* [WHAT TO PRODUCE]:
Make an exact copy of the records, with the pictures left out.

* [MATERIAL FOR THE TASK]:
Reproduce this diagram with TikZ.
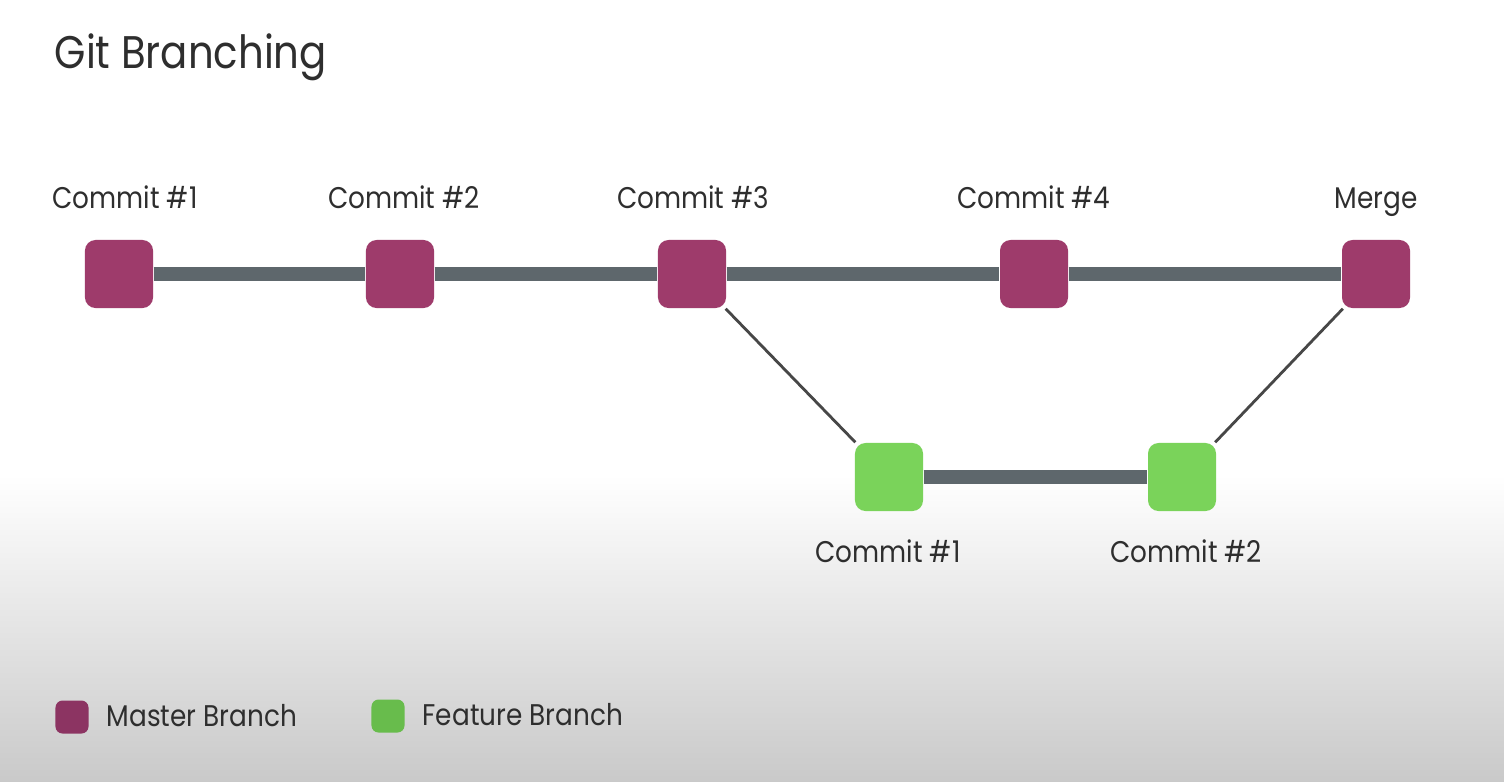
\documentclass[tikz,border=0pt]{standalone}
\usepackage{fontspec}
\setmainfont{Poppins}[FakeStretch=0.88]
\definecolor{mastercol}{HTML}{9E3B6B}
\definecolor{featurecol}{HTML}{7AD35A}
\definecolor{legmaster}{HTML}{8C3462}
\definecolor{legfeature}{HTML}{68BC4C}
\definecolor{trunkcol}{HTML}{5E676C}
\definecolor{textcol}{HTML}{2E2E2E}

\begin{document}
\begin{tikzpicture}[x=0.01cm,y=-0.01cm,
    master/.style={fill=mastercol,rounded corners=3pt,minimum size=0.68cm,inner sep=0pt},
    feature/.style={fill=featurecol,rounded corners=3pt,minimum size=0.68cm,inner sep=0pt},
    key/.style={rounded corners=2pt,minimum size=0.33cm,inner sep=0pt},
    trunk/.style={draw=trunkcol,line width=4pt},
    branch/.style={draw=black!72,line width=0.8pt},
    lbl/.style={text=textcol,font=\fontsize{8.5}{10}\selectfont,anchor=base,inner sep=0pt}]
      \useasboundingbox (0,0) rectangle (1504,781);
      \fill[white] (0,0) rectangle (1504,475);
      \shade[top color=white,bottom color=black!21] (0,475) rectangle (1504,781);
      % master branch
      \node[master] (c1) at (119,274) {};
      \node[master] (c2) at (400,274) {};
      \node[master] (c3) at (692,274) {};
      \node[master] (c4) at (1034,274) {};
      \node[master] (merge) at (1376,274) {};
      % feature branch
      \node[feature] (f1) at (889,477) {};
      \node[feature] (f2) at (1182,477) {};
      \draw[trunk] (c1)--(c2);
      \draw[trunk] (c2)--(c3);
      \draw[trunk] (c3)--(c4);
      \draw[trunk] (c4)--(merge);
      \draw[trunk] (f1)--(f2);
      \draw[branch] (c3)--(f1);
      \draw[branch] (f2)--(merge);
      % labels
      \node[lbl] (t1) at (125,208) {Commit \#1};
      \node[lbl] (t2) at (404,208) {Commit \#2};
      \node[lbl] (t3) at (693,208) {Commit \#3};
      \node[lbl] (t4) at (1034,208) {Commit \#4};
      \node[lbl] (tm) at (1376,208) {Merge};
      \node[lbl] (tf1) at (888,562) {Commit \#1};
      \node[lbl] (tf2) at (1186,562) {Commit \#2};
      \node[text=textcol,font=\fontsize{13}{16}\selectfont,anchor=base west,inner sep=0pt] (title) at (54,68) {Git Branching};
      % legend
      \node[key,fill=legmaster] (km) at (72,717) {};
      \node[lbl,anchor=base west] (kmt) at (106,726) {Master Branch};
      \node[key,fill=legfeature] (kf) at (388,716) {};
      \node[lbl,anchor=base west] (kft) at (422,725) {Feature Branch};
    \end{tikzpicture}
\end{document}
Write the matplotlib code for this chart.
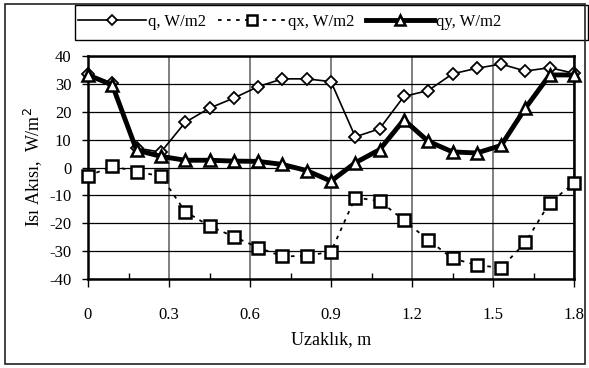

* [WRITTEN SOLUTION]:
Reproduce this diagram with TikZ.
\documentclass[tikz,border=0pt]{standalone}
\usepackage{fontspec}
\setmainfont{Poppins}[FakeStretch=0.88]
\definecolor{mastercol}{HTML}{9E3B6B}
\definecolor{featurecol}{HTML}{7AD35A}
\definecolor{legmaster}{HTML}{8C3462}
\definecolor{legfeature}{HTML}{68BC4C}
\definecolor{trunkcol}{HTML}{5E676C}
\definecolor{textcol}{HTML}{2E2E2E}

\begin{document}
\begin{tikzpicture}[x=0.01cm,y=-0.01cm,
    master/.style={fill=mastercol,rounded corners=3pt,minimum size=0.68cm,inner sep=0pt},
    feature/.style={fill=featurecol,rounded corners=3pt,minimum size=0.68cm,inner sep=0pt},
    key/.style={rounded corners=2pt,minimum size=0.33cm,inner sep=0pt},
    trunk/.style={draw=trunkcol,line width=4pt},
    branch/.style={draw=black!72,line width=0.8pt},
    lbl/.style={text=textcol,font=\fontsize{8.5}{10}\selectfont,anchor=base,inner sep=0pt}]
      \useasboundingbox (0,0) rectangle (1504,781);
      \fill[white] (0,0) rectangle (1504,475);
      \shade[top color=white,bottom color=black!21] (0,475) rectangle (1504,781);
      % master branch
      \node[master] (c1) at (119,274) {};
      \node[master] (c2) at (400,274) {};
      \node[master] (c3) at (692,274) {};
      \node[master] (c4) at (1034,274) {};
      \node[master] (merge) at (1376,274) {};
      % feature branch
      \node[feature] (f1) at (889,477) {};
      \node[feature] (f2) at (1182,477) {};
      \draw[trunk] (c1)--(c2);
      \draw[trunk] (c2)--(c3);
      \draw[trunk] (c3)--(c4);
      \draw[trunk] (c4)--(merge);
      \draw[trunk] (f1)--(f2);
      \draw[branch] (c3)--(f1);
      \draw[branch] (f2)--(merge);
      % labels
      \node[lbl] (t1) at (125,208) {Commit \#1};
      \node[lbl] (t2) at (404,208) {Commit \#2};
      \node[lbl] (t3) at (693,208) {Commit \#3};
      \node[lbl] (t4) at (1034,208) {Commit \#4};
      \node[lbl] (tm) at (1376,208) {Merge};
      \node[lbl] (tf1) at (888,562) {Commit \#1};
      \node[lbl] (tf2) at (1186,562) {Commit \#2};
      \node[text=textcol,font=\fontsize{13}{16}\selectfont,anchor=base west,inner sep=0pt] (title) at (54,68) {Git Branching};
      % legend
      \node[key,fill=legmaster] (km) at (72,717) {};
      \node[lbl,anchor=base west] (kmt) at (106,726) {Master Branch};
      \node[key,fill=legfeature] (kf) at (388,716) {};
      \node[lbl,anchor=base west] (kft) at (422,725) {Feature Branch};
    \end{tikzpicture}
\end{document}
Write the matplotlib code for this chart.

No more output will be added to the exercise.